Europa Universalis 3 Divine Wind second impressions

NYC - Brooklyn - Prospect Park Zoo: Discovery Trail - Red Panda by wallyg from flickr (CC-NC-ND)

Over a month ago I wrote first impressions review of EU3 Divine Wind. Since then I've played it a lot more, and did a tiny bit of modding, so here's an update.

Modding is easy!

First, modding is ridiculously easy. Pretty much everything is a just a bunch of text files.

To get started you just need to make a simple mod skeleton, copy over defines.txt and any other files you want to tweak, and just edit some data.

New values you're trying don't necessarily have to result in a "better" game, it being different from one campaign to the next can be very interesting.
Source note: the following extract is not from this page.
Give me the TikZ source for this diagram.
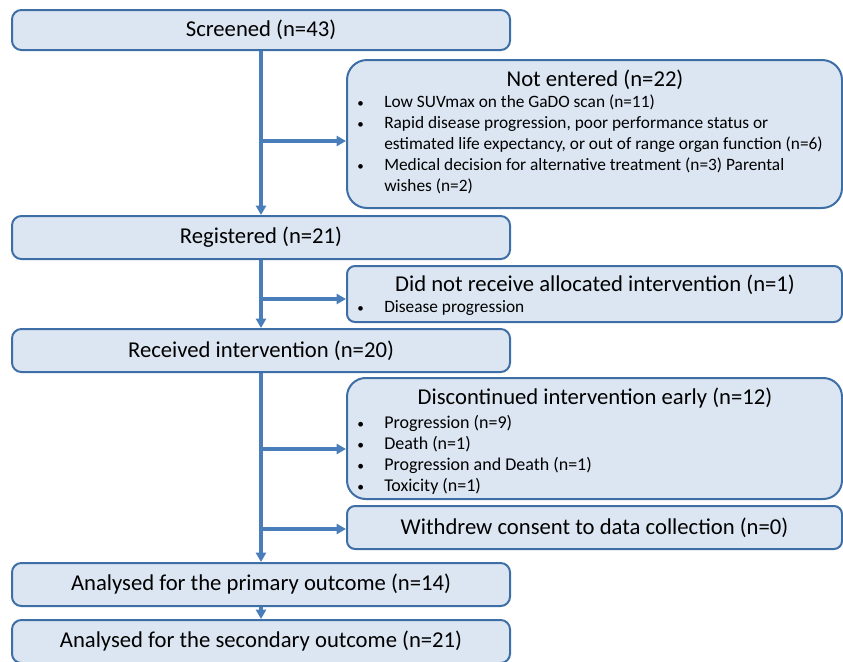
\documentclass[tikz,border=0pt]{standalone}
\usepackage{fontspec}
\setmainfont{Carlito}
\usetikzlibrary{arrows.meta,positioning}
\definecolor{boxfill}{HTML}{DCE6F2}
\definecolor{boxline}{HTML}{3E6EA6}
\definecolor{flow}{HTML}{4A7EBB}

\newcommand{\blt}{\makebox[20.25pt][l]{\scalebox{0.75}{\textbullet}}}
\newcommand{\cnt}{\hspace*{20.25pt}}

\begin{document}
\begin{tikzpicture}[x=0.75pt,y=-0.75pt,
  mainbox/.style={draw=boxline,fill=boxfill,line width=1.5pt,rounded corners=7pt,
    minimum width=373.5pt,minimum height=32.25pt,inner sep=0pt,font=\fontsize{17}{20}\selectfont},
  sidebox/.style={draw=boxline,fill=boxfill,line width=1.5pt,rounded corners=6pt,
    minimum width=371.25pt,inner sep=0pt,font=\fontsize{17}{20}\selectfont},
  title/.style={font=\fontsize{17}{20}\selectfont,inner sep=0pt},
  items/.style={font=\fontsize{13}{15.75}\selectfont,align=left,anchor=north west,inner sep=0pt},
  arr/.style={draw=flow,line width=2.6pt,-{Triangle[length=7pt,width=7.5pt]}}]
  \clip (0,0) rectangle (843,661);

  % main column
  \node[mainbox,minimum height=30pt] (scr) at (261,30) {Screened (n=43)};
  \node[mainbox] (reg) at (261,237.5) {Registered (n=21)};
  \node[mainbox] (rec) at (261,350.5) {Received intervention (n=20)};
  \node[mainbox] (prim) at (261,584.5) {Analysed for the primary outcome (n=14)};
  \node[mainbox] (sec) at (261,641.5) {Analysed for the secondary outcome (n=21)};

  % not entered
  \node[sidebox,rounded corners=15pt,minimum height=111pt] (notent) at (594.5,134) {};
  \node[title] (notentT) at (595,80) {Not entered (n=22)};
  \node[items] (notentL) at (357,95) {%
    \blt Low SUVmax on the GaDO scan (n=11)\\
    \blt Rapid disease progression, poor performance status or\\
    \cnt estimated life expectancy, or out of range organ function (n=6)\\
    \blt Medical decision for alternative treatment (n=3) Parental\\
    \cnt wishes (n=2)};

  % did not receive
  \node[sidebox,minimum height=42pt] (norec) at (594.5,294) {};
  \node[title] (norecT) at (595,284.5) {Did not receive allocated intervention (n=1)};
  \node[items] (norecL) at (357,300) {\blt Disease progression};

  % discontinued
  \node[sidebox,rounded corners=14pt,minimum height=90.75pt] (disc) at (594.5,438.5) {};
  \node[title] (discT) at (595,398) {Discontinued intervention early (n=12)};
  \node[items,font=\fontsize{13.5}{15.75}\selectfont] (discL) at (357,415) {%
    \blt Progression (n=9)\\
    \blt Death (n=1)\\
    \blt Progression and Death (n=1)\\
    \blt Toxicity (n=1)};

  % withdrew
  \node[sidebox,minimum height=32.25pt] (wdr) at (594.5,527.5) {Withdrew consent to data collection (n=0)};

  % flow
  \coordinate (b1) at (261,141);
  \coordinate (b2) at (261,299);
  \coordinate (b3) at (261,449);
  \coordinate (b4) at (261,529);
  \draw[arr] (scr.south) -- (reg.north);
  \draw[arr] (reg.south) -- (rec.north);
  \draw[arr] (rec.south) -- (prim.north);
  \draw[arr] (prim.south) -- (sec.north);
  \draw[arr] (b1) -- (b1 -| notent.west);
  \draw[arr] (b2) -- (b2 -| norec.west);
  \draw[arr] (b3) -- (b3 -| disc.west);
  \draw[arr] (b4) -- (b4 -| wdr.west);
\end{tikzpicture}
\end{document}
Some things like giving everybody a lot more diplomats, or making basic buildings not get destroyed when province changes ownership are fairly easy to do. Unfortunately "fixing" infamy or providing faster mission cancelation option for particularly stupid missions seems like a lot of work, if it's even fully possible.

The game is full of bugs

So far I had two different save game corruption bugs - and since save games are plain text files (something very rarely seen in any game ever) I managed to fix them both manually. The first was achievement exponential growth making save games double in size each time, the second was some kind of string escaping problem that added a lot of crap in the middle of save file - and interestingly moving back to last good save the problem would still reappear in a month or two.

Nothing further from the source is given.